Should I fork a project like vscode and start there? use a simpler minimalistic non-mainstream alternative? learn emacs in depth and use that as a baseline?


  👤 josephferano Accepted Answer ✓
To build on what others are saying about Emacs, if you start exploring the package ecosystem, you're going to see quite a lot of really interesting packages that are related to improving/experimenting with the UX of editing text. While I'm not endorsing anyone in particular, I think what this list does show is just how easy it is to do pretty much whatever you want in Emacs;

https://karthinks.com/software/avy-can-do-anything/

https://github.com/jyp/boon

https://github.com/clemera/objed

https://github.com/jmorag/kakoune.el

https://github.com/meow-edit/meow/

https://github.com/xahlee/xah-fly-keys

https://github.com/Kungsgeten/ryo-modal

https://github.com/emacsorphanage/god-mode

Emacs 29 also now has treesitter and LSP mode integration built-in, a compilation mode, a comint mode for REPLs, excellent file browsing packages (I use dired/dirvish), and a few other killer features.

Now, if what you truly dislike are "quirky editors", prepare yourself for a world of hurt because vanilla Emacs departs quite a bit from "modern" text editors. I struggled with this for a while, but eventually by buying into the paradigm, I now feel that when emacs tries emulating "modern" IDE features like autocompletion, LSP, and DAP UI, I feel like it's a regression, not a progression. The point here is that you might have an "idea" of what good initial UX and lack of quirks would look like, but Emacs might change the way you think.


👤 alganet
I went for something similar in the past:

http://github.com/alganet/tau

This is emacs, but it has Sublime/VSCode keys and a selection of plugins and custom modifications and theme. All of it using elisp, no changes to the actual emacs source code. It could have gone much further than it did, and it still runs almost fine.

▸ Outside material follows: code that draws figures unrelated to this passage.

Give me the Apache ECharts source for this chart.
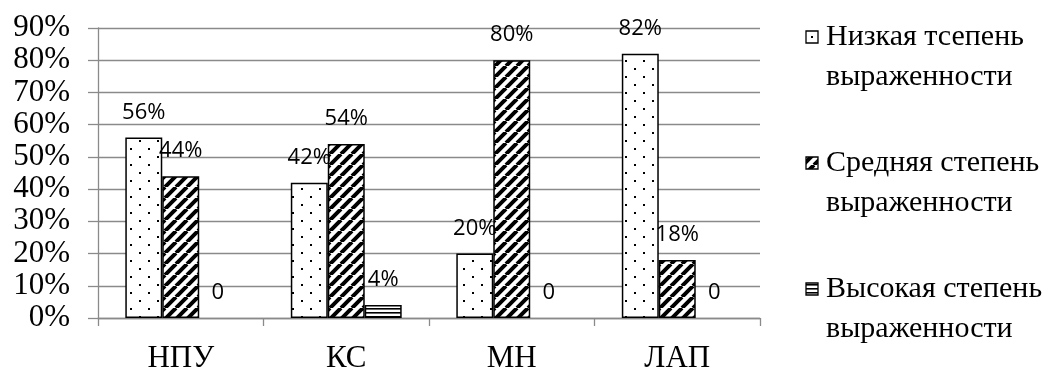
<!DOCTYPE html>
<html>
<head>
<meta charset="utf-8">
<script src="https://cdn.jsdelivr.net/npm/echarts@6/dist/echarts.min.js"></script>
<style>
  html, body { margin: 0; padding: 0; background: #fff; }
  #chart { width: 1057px; height: 370px; }
</style>
</head>
<body>
<div id="chart"></div>
<script>
// Categories and values (percent)
const categories = ['НПУ', 'КС', 'МН', 'ЛАП'];
const seriesNames = [
  'Низкая тсепень\nвыраженности',
  'Средняя степень\nвыраженности',
  'Высокая степень\nвыраженности'
];
const lowLevel = [56, 42, 20, 82];
const midLevel = [44, 54, 80, 18];
const highLevel = [0, 4, 0, 0];
const yMin = 0, yMax = 90, yStep = 10;

// Hatch fills drawn on small canvases and tiled
function makeTile(w, h, draw) {
  const c = document.createElement('canvas');
  c.width = w; c.height = h;
  const ctx = c.getContext('2d');
  ctx.fillStyle = '#fff';
  ctx.fillRect(0, 0, w, h);
  draw(ctx, w, h);
  return { image: c, repeat: 'repeat' };
}
const dotFill = makeTile(18, 16, (ctx) => {
  ctx.fillStyle = '#000';
  ctx.fillRect(4, 4, 2, 2);
  ctx.fillRect(13, 12, 2, 2);
});
const diagFill = makeTile(11, 11, (ctx, w, h) => {
  ctx.strokeStyle = '#000';
  ctx.lineWidth = 4;
  ctx.beginPath();
  for (let k = -1; k <= 1; k++) {
    ctx.moveTo(k * w, h);
    ctx.lineTo(k * w + w, 0);
  }
  ctx.stroke();
});
const horizFill = makeTile(8, 4, (ctx, w) => {
  ctx.fillStyle = '#000';
  ctx.fillRect(0, 0, w, 1.6);
});

const fills = [dotFill, diagFill, horizFill];
const values = [lowLevel, midLevel, highLevel];

const serif = '"Liberation Serif", "Times New Roman", serif';
const sans = '"Open Sans", "Noto Sans", sans-serif';
const gridColor = '#8a8a8a';

const series = seriesNames.map((name, i) => ({
  name: name,
  type: 'bar',
  // zero-height bars keep their label but draw no outline
  data: values[i].map(v => (v === 0 ? { value: v, itemStyle: { borderWidth: 0 } } : v)),
  barGap: '0%',
  barCategoryGap: '33%',
  itemStyle: { color: fills[i], borderColor: '#000', borderWidth: 1.5 },
  label: {
    show: true,
    position: 'top',
    distance: 14,
    fontFamily: sans,
    fontSize: 22,
    color: '#000',
    formatter: (p) => (p.value === 0 ? '0' : p.value + '%')
  }
}));

// Legend drawn as graphic items: swatch aligned with the first text line
const legendX = 806, legendTop = 37, legendStep = 126;
const legendGraphics = [];
seriesNames.forEach((name, i) => {
  const cy = legendTop + i * legendStep;
  legendGraphics.push({
    type: 'rect',
    shape: { x: legendX, y: cy - 6, width: 12, height: 12 },
    style: { fill: i === 0 ? '#fff' : fills[i], stroke: '#000', lineWidth: 1.3 }
  });
  if (i === 0) {
    legendGraphics.push({
      type: 'rect',
      shape: { x: legendX + 5, y: cy - 1, width: 2, height: 2 },
      style: { fill: '#000' }
    });
  }
  legendGraphics.push({
    type: 'text',
    x: legendX + 20,
    y: cy - 20,
    style: {
      text: name,
      font: '30px ' + serif,
      lineHeight: 40,
      fill: '#000',
      verticalAlign: 'top',
      align: 'left'
    }
  });
});

const chart = echarts.init(document.getElementById('chart'), null, { renderer: 'canvas' });
chart.setOption({
  animation: false,
  backgroundColor: '#fff',
  grid: {
    left: 98, right: 297, top: 28, bottom: 52,
    containLabel: false,
    outerBoundsMode: 'none'
  },
  xAxis: {
    type: 'category',
    data: categories,
    boundaryGap: true,
    axisLine: { lineStyle: { color: gridColor, width: 1.3 } },
    axisTick: { show: true, alignWithLabel: false, length: 8, lineStyle: { color: gridColor, width: 1.3 } },
    axisLabel: { fontFamily: serif, fontSize: 31, color: '#000', margin: 25 }
  },
  yAxis: {
    type: 'value',
    min: yMin,
    max: yMax,
    interval: yStep,
    axisLine: { show: true, lineStyle: { color: gridColor, width: 1.3 } },
    axisTick: { show: true, inside: false, length: 10, lineStyle: { color: gridColor, width: 1.3 } },
    splitLine: { show: true, lineStyle: { color: gridColor, width: 1.3 } },
    axisLabel: {
      fontFamily: serif, fontSize: 31, color: '#000', margin: 28,
      showMinLabel: true, showMaxLabel: true,
      formatter: '{value}%'
    }
  },
  graphic: legendGraphics,
  series: series
});
</script>
</body>
</html>
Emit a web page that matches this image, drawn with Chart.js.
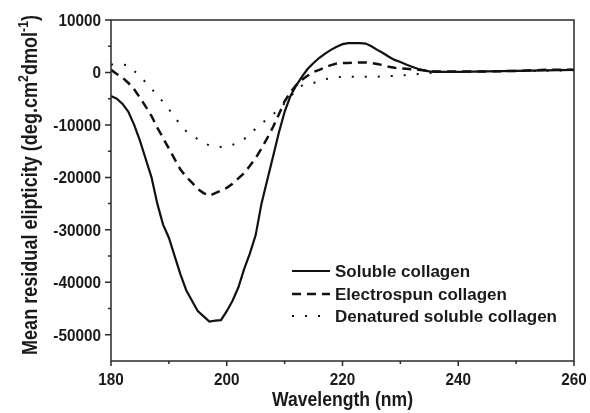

I've used it as my main editor for almost a year, but abandoned it a while ago.

emacs has all the stuff you'll ever need and more as elisp functions and packages, all you need to do is tame its original behavior to something you like (remap keys, etc).


👤 themodelplumber
I like your last two options.

#2 I'd possibly amend to using an alternative editing framework instead of editor. Scintilla comes to mind for example, but there are probably lots of these.

An editor-framework community would possibly also be much more interesting for the type of conversation you are capable of starting.

Good luck.


👤 nicoburns
Have you seen editors like kakoune or helix. Those are modern tales on vim style modal editing and may scratch your itch (or else be good projects to contribute to).

👤 ianai
You just described a plugin for a text editor.